#### Aim
Both the line containing "Give me the" and the line containing "from matplotlib.colors import" are part of the range to copy, along with every line between them. Copy it exactly and leave out the pictures.

#### Data for the task

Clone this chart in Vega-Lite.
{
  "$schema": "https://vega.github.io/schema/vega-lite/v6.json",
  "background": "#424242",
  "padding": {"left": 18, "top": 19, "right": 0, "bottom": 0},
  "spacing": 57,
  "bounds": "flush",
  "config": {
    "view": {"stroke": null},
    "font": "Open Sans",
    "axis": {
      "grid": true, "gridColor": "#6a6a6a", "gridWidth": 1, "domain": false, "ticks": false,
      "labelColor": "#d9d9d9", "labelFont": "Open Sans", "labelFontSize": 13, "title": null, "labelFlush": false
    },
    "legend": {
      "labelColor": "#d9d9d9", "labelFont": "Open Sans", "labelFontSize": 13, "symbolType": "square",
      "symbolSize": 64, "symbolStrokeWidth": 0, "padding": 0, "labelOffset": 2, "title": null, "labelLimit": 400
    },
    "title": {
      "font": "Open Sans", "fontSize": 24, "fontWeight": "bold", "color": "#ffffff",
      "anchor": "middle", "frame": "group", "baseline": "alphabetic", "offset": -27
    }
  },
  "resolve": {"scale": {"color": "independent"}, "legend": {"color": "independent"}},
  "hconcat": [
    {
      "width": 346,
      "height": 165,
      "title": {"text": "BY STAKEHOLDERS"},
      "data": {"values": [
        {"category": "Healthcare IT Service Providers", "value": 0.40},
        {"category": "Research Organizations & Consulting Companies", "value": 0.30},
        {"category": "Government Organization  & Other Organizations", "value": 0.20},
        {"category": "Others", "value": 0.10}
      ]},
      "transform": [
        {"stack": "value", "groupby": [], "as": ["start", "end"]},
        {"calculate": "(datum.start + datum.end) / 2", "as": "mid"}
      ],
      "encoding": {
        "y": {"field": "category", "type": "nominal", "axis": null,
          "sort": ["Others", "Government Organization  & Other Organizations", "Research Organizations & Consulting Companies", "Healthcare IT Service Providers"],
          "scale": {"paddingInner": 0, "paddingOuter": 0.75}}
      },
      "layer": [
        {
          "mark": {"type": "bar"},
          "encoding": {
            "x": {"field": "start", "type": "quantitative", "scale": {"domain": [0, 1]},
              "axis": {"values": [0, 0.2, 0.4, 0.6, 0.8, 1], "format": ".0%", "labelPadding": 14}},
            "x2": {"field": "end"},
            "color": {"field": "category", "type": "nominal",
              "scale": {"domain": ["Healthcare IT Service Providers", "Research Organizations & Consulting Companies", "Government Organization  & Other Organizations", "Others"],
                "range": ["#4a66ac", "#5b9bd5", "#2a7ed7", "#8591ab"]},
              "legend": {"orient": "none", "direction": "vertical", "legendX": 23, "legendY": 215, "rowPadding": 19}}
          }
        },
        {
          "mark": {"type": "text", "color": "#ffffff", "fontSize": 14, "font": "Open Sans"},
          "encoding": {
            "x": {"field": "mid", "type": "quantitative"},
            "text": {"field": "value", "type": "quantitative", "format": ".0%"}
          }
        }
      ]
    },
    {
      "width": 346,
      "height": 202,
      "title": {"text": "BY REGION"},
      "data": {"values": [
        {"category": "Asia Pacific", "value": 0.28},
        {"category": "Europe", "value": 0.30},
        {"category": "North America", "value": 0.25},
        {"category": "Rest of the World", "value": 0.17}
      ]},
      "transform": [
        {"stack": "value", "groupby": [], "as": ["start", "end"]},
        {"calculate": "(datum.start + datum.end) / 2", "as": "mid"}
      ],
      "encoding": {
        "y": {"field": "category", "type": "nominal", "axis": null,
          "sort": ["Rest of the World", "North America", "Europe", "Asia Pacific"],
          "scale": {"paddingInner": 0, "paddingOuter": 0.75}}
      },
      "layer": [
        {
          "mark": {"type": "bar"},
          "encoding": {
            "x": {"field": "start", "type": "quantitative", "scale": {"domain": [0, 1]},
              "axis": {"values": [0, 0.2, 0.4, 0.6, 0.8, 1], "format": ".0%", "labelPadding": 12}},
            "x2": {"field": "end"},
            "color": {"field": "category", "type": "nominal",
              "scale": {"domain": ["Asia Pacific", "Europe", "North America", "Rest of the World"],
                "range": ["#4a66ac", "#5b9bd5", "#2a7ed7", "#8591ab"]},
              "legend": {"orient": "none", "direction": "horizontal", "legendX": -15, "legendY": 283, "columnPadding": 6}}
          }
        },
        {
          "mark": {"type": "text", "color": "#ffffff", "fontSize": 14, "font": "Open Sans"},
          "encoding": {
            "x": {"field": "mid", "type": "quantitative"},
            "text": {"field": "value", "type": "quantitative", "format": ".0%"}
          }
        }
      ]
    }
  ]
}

---

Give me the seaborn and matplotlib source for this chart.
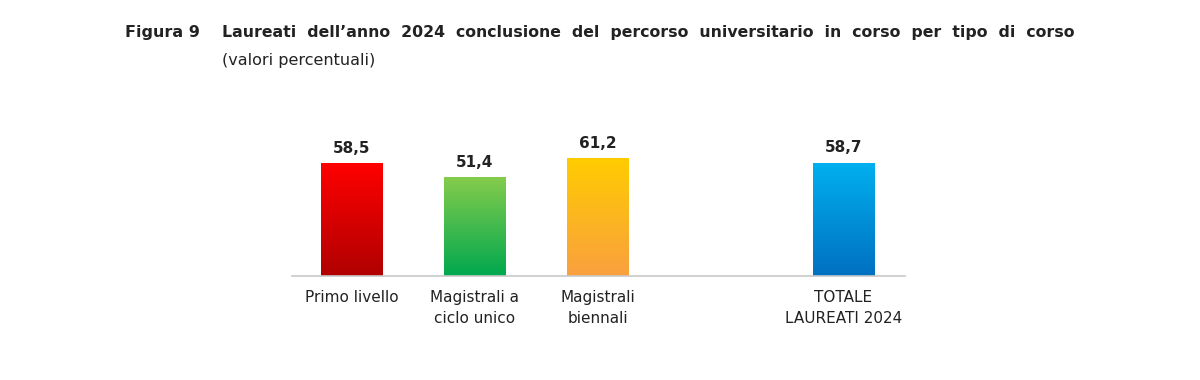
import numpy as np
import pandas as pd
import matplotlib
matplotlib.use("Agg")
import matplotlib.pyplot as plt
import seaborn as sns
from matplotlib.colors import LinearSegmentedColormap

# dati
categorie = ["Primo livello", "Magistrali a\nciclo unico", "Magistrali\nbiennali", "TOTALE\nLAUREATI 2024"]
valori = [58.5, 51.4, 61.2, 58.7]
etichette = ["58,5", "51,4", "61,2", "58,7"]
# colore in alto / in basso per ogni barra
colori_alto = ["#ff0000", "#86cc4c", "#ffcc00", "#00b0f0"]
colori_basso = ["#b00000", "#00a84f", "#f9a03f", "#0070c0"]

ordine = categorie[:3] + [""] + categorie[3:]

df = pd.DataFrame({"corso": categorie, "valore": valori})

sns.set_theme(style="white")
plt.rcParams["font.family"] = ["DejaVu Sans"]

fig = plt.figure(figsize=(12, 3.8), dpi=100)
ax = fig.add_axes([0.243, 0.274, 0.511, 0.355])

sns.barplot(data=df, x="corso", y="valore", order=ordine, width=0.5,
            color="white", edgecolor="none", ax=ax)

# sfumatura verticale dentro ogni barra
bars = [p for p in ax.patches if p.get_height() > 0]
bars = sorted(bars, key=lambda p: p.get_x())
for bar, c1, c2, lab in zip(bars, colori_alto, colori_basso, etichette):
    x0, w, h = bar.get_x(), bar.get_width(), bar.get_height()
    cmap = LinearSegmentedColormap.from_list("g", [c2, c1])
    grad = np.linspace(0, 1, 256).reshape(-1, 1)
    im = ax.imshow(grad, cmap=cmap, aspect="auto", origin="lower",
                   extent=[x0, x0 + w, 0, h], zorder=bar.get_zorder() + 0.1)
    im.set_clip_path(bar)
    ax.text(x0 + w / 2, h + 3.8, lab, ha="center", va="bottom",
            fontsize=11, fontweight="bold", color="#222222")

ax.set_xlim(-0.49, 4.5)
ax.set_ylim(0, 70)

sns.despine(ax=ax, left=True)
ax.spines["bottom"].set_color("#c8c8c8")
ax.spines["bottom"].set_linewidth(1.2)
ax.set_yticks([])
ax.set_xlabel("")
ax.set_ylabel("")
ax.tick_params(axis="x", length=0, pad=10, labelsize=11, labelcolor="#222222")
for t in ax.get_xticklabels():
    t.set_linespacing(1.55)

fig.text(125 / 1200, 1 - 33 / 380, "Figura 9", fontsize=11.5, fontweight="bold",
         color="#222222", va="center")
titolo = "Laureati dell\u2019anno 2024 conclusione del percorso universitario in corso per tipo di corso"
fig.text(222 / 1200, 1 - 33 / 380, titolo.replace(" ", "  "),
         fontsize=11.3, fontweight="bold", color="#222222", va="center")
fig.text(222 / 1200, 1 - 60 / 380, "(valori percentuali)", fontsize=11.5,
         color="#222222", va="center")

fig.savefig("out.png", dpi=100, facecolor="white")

#### Final answer
Give me the seaborn and matplotlib source for this chart.
import numpy as np
import pandas as pd
import matplotlib
matplotlib.use("Agg")
import matplotlib.pyplot as plt
import seaborn as sns
from matplotlib.colors import LinearSegmentedColormap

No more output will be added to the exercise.